# start of GIVEN DATA
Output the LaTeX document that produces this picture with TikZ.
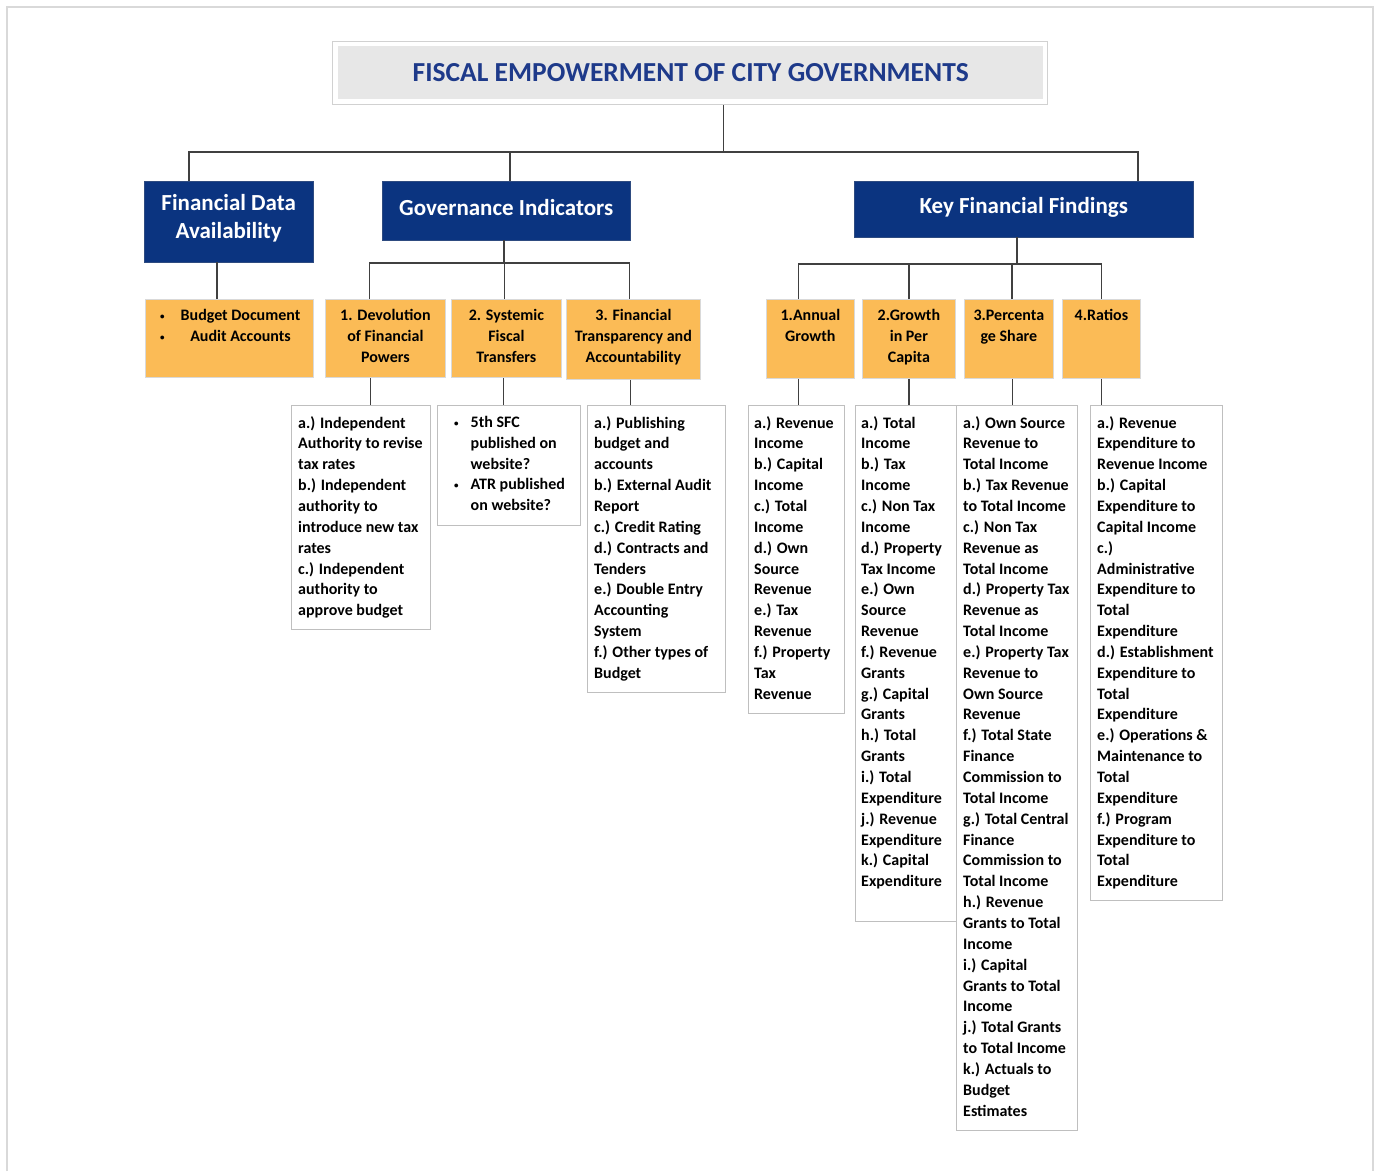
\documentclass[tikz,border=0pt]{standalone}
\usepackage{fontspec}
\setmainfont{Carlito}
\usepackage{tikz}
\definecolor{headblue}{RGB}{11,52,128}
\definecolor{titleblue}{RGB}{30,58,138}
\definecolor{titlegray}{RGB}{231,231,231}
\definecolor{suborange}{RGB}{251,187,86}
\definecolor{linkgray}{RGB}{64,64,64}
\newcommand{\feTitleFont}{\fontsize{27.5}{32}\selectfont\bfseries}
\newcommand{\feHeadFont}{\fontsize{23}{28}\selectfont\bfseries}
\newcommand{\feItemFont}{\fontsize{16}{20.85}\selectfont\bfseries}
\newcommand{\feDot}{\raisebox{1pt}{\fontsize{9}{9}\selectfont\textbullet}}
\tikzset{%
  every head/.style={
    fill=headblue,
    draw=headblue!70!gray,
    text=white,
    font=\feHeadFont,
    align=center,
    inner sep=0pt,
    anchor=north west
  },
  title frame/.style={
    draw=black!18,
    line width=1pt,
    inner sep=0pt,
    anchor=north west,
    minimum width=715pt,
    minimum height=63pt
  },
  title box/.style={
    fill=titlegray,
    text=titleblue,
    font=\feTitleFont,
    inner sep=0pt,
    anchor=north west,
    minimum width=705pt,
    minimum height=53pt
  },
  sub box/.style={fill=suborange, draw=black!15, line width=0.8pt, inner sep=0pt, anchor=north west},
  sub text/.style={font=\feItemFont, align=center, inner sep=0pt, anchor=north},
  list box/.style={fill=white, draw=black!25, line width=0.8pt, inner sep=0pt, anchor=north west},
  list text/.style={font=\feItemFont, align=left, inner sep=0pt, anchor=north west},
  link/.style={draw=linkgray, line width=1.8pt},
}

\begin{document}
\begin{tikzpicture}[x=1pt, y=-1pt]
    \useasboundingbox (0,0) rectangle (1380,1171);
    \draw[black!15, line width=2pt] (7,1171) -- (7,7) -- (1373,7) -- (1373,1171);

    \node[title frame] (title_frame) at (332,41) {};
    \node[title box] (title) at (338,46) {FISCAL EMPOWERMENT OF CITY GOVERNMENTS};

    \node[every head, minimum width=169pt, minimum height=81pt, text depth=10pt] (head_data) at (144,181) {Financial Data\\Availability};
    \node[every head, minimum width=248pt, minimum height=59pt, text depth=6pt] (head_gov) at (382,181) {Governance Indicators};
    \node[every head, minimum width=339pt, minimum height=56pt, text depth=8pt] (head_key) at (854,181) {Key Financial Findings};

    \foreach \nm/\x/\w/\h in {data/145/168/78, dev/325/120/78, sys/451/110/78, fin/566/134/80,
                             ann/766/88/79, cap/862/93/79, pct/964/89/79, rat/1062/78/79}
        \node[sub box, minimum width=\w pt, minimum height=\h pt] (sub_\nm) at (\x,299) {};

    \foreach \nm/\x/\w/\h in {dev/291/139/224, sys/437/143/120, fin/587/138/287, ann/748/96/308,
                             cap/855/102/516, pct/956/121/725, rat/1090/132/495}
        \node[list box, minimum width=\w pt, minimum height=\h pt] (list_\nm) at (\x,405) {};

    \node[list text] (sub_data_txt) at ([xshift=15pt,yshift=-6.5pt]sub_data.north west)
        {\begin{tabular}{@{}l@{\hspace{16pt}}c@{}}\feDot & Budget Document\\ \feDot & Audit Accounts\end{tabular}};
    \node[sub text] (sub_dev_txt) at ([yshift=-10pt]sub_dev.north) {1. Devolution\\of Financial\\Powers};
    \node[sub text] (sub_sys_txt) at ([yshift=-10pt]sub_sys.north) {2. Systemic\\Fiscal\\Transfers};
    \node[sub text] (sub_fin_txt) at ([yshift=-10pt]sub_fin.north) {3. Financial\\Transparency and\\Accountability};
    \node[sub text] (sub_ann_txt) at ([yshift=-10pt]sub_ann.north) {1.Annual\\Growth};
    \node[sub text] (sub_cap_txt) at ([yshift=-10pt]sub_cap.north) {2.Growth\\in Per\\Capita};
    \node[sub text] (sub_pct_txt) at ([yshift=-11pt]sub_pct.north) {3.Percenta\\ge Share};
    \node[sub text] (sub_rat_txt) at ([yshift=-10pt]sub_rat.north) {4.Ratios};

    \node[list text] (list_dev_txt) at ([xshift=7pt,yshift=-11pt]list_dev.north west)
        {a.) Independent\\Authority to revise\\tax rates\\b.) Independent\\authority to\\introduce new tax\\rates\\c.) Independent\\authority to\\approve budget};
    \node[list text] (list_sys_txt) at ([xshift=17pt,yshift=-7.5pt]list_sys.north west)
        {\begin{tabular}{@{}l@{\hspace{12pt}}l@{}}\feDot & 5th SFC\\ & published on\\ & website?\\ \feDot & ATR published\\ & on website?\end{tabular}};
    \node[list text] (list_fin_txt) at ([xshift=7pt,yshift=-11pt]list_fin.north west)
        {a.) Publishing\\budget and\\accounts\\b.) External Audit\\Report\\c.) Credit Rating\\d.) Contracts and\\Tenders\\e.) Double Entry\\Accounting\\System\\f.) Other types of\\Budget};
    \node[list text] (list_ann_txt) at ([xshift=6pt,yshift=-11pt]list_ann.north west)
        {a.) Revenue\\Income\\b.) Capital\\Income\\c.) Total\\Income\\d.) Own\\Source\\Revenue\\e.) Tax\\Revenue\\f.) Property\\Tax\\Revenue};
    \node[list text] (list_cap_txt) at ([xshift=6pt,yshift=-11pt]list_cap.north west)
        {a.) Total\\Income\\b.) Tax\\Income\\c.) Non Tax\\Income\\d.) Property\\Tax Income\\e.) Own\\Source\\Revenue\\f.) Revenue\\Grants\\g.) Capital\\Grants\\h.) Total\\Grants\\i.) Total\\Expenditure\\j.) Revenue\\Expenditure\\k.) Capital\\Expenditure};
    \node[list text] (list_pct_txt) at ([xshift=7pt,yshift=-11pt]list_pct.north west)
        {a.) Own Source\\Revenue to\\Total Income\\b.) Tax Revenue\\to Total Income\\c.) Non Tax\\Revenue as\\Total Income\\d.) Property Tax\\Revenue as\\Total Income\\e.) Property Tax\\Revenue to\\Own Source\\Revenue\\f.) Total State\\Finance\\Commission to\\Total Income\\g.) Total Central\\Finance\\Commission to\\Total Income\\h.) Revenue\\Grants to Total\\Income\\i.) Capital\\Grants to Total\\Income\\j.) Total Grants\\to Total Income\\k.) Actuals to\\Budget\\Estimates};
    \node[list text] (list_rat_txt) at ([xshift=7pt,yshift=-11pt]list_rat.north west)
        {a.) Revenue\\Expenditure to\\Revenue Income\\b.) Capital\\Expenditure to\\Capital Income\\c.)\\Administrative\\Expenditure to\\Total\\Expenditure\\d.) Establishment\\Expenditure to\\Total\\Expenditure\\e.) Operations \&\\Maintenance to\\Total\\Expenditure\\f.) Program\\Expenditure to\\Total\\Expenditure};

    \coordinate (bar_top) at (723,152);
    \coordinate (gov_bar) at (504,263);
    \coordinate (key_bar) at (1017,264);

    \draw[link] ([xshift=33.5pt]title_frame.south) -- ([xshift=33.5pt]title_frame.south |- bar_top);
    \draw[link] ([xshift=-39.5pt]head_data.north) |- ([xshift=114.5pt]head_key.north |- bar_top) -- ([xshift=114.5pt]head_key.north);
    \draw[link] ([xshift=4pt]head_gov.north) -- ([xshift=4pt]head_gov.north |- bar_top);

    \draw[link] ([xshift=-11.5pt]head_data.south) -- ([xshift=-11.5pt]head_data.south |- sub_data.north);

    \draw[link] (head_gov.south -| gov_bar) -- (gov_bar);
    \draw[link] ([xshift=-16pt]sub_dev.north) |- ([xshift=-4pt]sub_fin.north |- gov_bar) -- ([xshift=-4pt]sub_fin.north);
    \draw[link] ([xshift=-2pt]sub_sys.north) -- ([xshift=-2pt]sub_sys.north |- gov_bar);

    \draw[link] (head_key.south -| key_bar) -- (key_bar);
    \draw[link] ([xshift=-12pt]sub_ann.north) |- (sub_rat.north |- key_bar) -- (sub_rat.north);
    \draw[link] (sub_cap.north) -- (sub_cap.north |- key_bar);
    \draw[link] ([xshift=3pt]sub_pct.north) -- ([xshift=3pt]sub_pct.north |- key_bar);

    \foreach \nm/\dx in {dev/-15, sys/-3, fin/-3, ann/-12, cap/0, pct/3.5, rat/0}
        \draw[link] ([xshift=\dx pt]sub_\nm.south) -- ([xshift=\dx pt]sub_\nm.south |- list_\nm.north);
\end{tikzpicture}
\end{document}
# end of GIVEN DATA
WRITTEN EXERCISE
Leave out any pictures, please, and quote only the lines from the top of the data through the line that contains "(1373,7) -- (1373,1171);".

ANSWER TO THIS TASK
Output the LaTeX document that produces this picture with TikZ.
\documentclass[tikz,border=0pt]{standalone}
\usepackage{fontspec}
\setmainfont{Carlito}
\usepackage{tikz}
\definecolor{headblue}{RGB}{11,52,128}
\definecolor{titleblue}{RGB}{30,58,138}
\definecolor{titlegray}{RGB}{231,231,231}
\definecolor{suborange}{RGB}{251,187,86}
\definecolor{linkgray}{RGB}{64,64,64}
\newcommand{\feTitleFont}{\fontsize{27.5}{32}\selectfont\bfseries}
\newcommand{\feHeadFont}{\fontsize{23}{28}\selectfont\bfseries}
\newcommand{\feItemFont}{\fontsize{16}{20.85}\selectfont\bfseries}
\newcommand{\feDot}{\raisebox{1pt}{\fontsize{9}{9}\selectfont\textbullet}}
\tikzset{%
  every head/.style={
    fill=headblue,
    draw=headblue!70!gray,
    text=white,
    font=\feHeadFont,
    align=center,
    inner sep=0pt,
    anchor=north west
  },
  title frame/.style={
    draw=black!18,
    line width=1pt,
    inner sep=0pt,
    anchor=north west,
    minimum width=715pt,
    minimum height=63pt
  },
  title box/.style={
    fill=titlegray,
    text=titleblue,
    font=\feTitleFont,
    inner sep=0pt,
    anchor=north west,
    minimum width=705pt,
    minimum height=53pt
  },
  sub box/.style={fill=suborange, draw=black!15, line width=0.8pt, inner sep=0pt, anchor=north west},
  sub text/.style={font=\feItemFont, align=center, inner sep=0pt, anchor=north},
  list box/.style={fill=white, draw=black!25, line width=0.8pt, inner sep=0pt, anchor=north west},
  list text/.style={font=\feItemFont, align=left, inner sep=0pt, anchor=north west},
  link/.style={draw=linkgray, line width=1.8pt},
}

\begin{document}
\begin{tikzpicture}[x=1pt, y=-1pt]
    \useasboundingbox (0,0) rectangle (1380,1171);
    \draw[black!15, line width=2pt] (7,1171) -- (7,7) -- (1373,7) -- (1373,1171);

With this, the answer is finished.